In the listing that follows, retype every line from the first through the one containing "0.1568, 0.1728, 0.1998];". Pictures are to be left out.

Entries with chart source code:
┌──
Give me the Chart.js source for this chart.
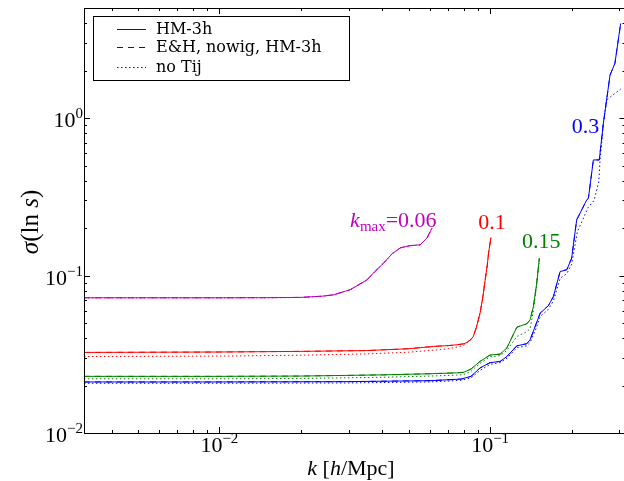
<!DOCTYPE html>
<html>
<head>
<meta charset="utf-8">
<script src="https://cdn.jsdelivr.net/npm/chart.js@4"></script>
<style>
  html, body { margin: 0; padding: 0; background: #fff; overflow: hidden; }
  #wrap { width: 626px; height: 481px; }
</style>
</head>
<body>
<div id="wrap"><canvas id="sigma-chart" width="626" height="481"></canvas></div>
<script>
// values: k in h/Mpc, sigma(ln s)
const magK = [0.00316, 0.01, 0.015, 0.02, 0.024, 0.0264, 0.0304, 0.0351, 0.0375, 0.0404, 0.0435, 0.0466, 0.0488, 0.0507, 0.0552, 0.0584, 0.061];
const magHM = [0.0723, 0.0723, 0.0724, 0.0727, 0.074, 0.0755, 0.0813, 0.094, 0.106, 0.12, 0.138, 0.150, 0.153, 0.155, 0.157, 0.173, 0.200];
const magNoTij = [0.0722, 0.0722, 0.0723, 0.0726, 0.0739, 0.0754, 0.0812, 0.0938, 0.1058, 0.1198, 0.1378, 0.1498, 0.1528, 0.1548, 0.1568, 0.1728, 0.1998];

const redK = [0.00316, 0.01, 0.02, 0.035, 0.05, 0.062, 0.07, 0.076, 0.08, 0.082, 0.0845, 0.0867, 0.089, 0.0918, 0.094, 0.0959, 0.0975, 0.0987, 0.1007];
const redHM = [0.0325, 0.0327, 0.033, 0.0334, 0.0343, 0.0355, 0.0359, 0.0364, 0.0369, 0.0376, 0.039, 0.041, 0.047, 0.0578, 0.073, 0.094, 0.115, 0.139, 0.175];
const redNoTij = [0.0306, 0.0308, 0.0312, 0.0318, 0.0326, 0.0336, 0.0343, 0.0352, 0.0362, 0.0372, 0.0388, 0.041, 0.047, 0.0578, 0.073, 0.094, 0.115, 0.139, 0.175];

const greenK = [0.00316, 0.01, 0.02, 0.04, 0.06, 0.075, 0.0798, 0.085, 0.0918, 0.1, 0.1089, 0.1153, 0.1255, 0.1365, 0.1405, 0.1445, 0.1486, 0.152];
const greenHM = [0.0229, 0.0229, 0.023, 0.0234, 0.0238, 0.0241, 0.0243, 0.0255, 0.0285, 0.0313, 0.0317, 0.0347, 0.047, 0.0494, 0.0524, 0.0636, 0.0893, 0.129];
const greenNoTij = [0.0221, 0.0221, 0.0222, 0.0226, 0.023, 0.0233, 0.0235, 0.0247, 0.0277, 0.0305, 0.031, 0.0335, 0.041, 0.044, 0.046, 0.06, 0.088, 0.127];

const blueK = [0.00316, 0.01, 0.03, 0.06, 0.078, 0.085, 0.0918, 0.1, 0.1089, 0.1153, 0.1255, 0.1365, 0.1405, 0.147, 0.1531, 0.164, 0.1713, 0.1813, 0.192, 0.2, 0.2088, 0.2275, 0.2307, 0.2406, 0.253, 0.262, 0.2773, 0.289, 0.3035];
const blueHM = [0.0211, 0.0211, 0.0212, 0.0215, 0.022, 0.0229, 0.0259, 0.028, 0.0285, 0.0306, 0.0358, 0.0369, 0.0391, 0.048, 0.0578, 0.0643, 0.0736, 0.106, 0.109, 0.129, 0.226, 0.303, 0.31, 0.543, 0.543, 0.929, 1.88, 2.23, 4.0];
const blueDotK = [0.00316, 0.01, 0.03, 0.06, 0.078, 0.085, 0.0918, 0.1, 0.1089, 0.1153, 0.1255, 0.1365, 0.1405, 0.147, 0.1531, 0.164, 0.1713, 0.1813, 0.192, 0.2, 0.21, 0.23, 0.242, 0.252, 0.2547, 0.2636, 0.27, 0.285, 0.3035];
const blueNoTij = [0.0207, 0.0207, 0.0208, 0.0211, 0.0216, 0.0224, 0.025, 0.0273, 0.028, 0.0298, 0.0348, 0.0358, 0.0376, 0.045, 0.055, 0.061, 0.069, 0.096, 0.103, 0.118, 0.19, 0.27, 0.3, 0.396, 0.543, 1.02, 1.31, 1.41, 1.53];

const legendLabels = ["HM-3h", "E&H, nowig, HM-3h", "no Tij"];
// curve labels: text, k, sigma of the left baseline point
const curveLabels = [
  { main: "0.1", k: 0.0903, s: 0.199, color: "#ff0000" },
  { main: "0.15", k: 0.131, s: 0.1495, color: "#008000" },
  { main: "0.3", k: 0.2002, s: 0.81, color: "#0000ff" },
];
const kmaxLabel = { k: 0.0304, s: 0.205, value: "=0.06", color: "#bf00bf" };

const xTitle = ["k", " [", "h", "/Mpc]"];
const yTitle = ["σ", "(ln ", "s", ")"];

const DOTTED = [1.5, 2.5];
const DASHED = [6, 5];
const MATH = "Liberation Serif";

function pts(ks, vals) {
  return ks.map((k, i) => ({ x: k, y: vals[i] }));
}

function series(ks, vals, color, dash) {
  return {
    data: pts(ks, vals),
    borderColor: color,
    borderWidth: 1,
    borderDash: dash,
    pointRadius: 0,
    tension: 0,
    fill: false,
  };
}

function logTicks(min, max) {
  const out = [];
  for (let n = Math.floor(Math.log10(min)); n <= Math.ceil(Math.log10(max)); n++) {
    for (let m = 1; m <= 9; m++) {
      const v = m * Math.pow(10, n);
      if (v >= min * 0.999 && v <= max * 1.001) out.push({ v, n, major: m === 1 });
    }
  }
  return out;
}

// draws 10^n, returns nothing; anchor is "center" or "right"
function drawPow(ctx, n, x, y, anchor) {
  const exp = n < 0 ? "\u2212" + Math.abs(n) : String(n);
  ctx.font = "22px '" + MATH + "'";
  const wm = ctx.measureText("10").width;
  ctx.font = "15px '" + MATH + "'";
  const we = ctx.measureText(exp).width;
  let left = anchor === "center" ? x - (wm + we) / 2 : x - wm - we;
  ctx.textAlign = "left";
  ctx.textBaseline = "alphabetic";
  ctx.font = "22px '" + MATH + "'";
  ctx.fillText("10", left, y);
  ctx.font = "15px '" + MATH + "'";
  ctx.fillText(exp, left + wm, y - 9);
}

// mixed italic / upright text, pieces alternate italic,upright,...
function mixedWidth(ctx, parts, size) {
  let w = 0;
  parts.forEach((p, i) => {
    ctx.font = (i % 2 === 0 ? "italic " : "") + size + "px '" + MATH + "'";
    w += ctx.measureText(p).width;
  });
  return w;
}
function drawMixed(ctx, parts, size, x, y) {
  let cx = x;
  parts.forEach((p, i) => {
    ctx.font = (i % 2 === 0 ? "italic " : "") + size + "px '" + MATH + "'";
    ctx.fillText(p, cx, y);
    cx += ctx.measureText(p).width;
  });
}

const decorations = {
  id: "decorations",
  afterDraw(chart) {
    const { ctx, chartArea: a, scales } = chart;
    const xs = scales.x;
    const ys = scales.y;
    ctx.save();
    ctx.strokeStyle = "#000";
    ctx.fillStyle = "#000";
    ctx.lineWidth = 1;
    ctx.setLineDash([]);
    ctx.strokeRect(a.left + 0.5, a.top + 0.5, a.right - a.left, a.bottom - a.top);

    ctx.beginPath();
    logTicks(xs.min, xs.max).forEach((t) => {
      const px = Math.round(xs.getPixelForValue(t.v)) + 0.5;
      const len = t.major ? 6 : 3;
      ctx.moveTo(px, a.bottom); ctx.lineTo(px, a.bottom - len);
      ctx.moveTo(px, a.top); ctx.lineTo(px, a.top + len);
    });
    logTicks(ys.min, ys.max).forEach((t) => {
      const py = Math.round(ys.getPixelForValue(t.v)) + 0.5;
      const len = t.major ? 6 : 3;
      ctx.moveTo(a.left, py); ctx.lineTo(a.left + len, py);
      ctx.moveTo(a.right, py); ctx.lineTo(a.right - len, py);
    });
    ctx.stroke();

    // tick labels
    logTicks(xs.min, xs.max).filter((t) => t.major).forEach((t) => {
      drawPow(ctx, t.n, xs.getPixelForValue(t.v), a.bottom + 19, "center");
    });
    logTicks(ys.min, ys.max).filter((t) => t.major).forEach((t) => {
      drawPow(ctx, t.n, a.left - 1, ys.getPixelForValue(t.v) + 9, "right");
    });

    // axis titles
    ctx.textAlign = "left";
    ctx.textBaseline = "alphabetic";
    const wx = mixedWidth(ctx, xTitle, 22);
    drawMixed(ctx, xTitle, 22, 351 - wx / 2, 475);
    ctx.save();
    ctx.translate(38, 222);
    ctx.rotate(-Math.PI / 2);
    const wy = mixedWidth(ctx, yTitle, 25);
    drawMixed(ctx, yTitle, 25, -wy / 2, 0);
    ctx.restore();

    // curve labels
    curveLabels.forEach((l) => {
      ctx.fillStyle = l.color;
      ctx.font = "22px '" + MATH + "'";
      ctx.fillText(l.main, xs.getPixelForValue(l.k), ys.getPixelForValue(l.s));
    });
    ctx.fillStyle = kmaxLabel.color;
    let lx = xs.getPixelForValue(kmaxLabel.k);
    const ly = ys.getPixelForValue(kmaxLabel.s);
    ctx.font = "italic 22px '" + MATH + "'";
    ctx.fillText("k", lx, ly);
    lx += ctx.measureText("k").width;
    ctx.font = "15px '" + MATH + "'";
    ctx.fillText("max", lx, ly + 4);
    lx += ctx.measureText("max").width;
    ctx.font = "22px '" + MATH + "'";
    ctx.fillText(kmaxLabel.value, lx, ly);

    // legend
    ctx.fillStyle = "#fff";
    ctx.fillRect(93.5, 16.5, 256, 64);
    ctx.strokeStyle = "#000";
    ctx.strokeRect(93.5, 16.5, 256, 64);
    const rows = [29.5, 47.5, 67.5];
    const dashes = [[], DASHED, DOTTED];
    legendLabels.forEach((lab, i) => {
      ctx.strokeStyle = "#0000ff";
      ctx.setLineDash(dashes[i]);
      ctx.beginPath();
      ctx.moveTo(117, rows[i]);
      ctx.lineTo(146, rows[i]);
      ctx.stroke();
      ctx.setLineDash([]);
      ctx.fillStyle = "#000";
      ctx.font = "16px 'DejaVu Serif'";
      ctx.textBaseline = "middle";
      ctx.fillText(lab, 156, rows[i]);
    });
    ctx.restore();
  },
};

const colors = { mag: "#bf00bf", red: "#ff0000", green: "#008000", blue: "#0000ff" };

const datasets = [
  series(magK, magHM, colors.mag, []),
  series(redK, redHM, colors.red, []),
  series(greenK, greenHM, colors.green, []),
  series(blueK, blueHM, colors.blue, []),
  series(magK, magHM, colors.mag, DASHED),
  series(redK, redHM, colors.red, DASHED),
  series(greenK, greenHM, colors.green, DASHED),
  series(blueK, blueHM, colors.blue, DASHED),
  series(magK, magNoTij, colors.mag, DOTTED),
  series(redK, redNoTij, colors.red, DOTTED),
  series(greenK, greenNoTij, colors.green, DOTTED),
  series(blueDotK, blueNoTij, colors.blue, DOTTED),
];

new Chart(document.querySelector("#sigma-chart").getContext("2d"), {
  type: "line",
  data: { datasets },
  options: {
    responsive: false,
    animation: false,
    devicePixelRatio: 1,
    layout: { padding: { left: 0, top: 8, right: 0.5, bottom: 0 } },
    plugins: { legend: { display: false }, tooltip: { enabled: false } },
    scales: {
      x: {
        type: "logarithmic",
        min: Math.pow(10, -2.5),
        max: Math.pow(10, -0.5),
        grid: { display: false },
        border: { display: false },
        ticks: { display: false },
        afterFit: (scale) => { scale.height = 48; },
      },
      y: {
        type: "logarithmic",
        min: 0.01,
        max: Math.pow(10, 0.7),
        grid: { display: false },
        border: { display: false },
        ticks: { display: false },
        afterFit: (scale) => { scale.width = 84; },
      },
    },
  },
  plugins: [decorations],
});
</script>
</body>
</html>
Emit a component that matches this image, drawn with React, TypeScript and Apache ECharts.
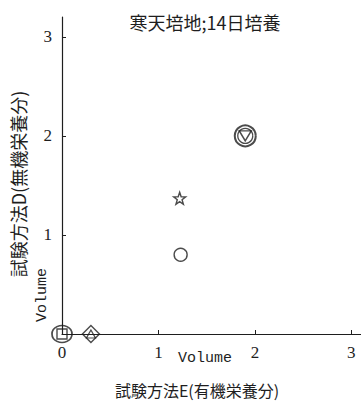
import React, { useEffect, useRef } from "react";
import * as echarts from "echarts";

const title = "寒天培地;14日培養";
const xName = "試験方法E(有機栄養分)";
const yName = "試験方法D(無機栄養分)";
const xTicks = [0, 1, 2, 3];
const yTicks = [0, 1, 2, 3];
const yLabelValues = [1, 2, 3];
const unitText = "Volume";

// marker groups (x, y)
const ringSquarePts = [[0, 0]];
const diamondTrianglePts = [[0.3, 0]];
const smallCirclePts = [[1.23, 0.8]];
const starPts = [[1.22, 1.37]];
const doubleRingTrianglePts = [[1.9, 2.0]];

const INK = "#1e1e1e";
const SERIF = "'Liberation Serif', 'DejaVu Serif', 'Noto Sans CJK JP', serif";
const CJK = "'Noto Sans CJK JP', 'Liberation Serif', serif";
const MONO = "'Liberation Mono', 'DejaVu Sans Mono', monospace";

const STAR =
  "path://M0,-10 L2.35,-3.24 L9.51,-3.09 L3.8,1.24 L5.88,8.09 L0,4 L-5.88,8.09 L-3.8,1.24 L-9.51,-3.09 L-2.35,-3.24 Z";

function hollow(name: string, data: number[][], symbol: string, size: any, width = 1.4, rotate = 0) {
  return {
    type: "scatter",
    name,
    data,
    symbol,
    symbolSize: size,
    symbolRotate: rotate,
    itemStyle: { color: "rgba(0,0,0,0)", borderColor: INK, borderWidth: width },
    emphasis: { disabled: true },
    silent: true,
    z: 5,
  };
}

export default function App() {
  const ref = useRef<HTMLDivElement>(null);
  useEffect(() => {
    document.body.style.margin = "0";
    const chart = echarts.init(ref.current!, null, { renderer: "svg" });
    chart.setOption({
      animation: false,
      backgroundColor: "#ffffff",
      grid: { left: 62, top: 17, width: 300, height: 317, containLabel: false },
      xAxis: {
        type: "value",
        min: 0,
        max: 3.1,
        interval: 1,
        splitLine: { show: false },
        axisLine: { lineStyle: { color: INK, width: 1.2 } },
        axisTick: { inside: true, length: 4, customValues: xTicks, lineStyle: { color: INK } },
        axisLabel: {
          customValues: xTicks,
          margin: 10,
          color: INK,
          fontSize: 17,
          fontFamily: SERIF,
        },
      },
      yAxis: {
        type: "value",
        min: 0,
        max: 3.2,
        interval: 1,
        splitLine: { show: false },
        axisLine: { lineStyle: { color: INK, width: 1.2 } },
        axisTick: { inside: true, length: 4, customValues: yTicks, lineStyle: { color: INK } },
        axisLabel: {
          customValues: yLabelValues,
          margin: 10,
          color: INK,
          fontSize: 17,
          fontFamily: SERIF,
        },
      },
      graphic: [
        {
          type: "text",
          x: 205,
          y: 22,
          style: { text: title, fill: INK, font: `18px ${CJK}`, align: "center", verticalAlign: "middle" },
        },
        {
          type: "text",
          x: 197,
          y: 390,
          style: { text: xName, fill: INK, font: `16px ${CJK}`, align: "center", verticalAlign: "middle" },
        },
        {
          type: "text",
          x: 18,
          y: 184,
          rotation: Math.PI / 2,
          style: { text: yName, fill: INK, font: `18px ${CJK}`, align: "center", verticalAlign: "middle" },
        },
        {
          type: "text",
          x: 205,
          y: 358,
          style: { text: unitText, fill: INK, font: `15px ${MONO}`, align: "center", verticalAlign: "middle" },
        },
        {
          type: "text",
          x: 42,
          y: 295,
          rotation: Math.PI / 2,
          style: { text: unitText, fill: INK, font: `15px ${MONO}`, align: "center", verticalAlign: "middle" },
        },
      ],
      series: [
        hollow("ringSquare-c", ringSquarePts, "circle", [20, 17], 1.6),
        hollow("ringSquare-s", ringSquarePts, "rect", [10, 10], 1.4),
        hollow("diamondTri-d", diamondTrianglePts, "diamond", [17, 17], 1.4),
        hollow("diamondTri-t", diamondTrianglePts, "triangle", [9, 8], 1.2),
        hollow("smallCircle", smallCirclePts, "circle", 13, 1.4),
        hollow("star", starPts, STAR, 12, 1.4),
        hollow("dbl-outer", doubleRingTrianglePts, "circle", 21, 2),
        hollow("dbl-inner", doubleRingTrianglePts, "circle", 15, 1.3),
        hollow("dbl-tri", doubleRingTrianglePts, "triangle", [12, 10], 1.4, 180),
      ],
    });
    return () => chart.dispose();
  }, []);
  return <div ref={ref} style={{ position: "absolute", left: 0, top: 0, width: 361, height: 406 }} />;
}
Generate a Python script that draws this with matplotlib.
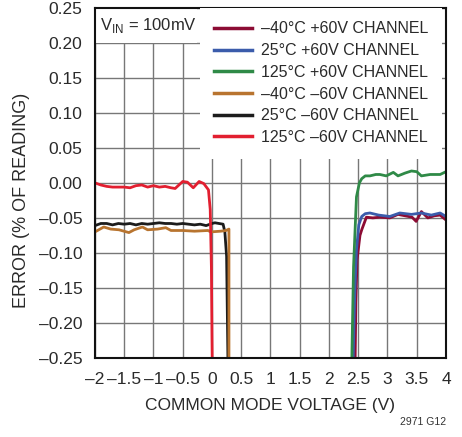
└──
WRITTEN RESPONSE:
Give me the Chart.js source for this chart.
<!DOCTYPE html>
<html>
<head>
<meta charset="utf-8">
<script src="https://cdn.jsdelivr.net/npm/chart.js@4"></script>
<style>
  html, body { margin: 0; padding: 0; background: #fff; overflow: hidden; }
  #wrap { width: 626px; height: 481px; }
</style>
</head>
<body>
<div id="wrap"><canvas id="sigma-chart" width="626" height="481"></canvas></div>
<script>
// values: k in h/Mpc, sigma(ln s)
const magK = [0.00316, 0.01, 0.015, 0.02, 0.024, 0.0264, 0.0304, 0.0351, 0.0375, 0.0404, 0.0435, 0.0466, 0.0488, 0.0507, 0.0552, 0.0584, 0.061];
const magHM = [0.0723, 0.0723, 0.0724, 0.0727, 0.074, 0.0755, 0.0813, 0.094, 0.106, 0.12, 0.138, 0.150, 0.153, 0.155, 0.157, 0.173, 0.200];
const magNoTij = [0.0722, 0.0722, 0.0723, 0.0726, 0.0739, 0.0754, 0.0812, 0.0938, 0.1058, 0.1198, 0.1378, 0.1498, 0.1528, 0.1548, 0.1568, 0.1728, 0.1998];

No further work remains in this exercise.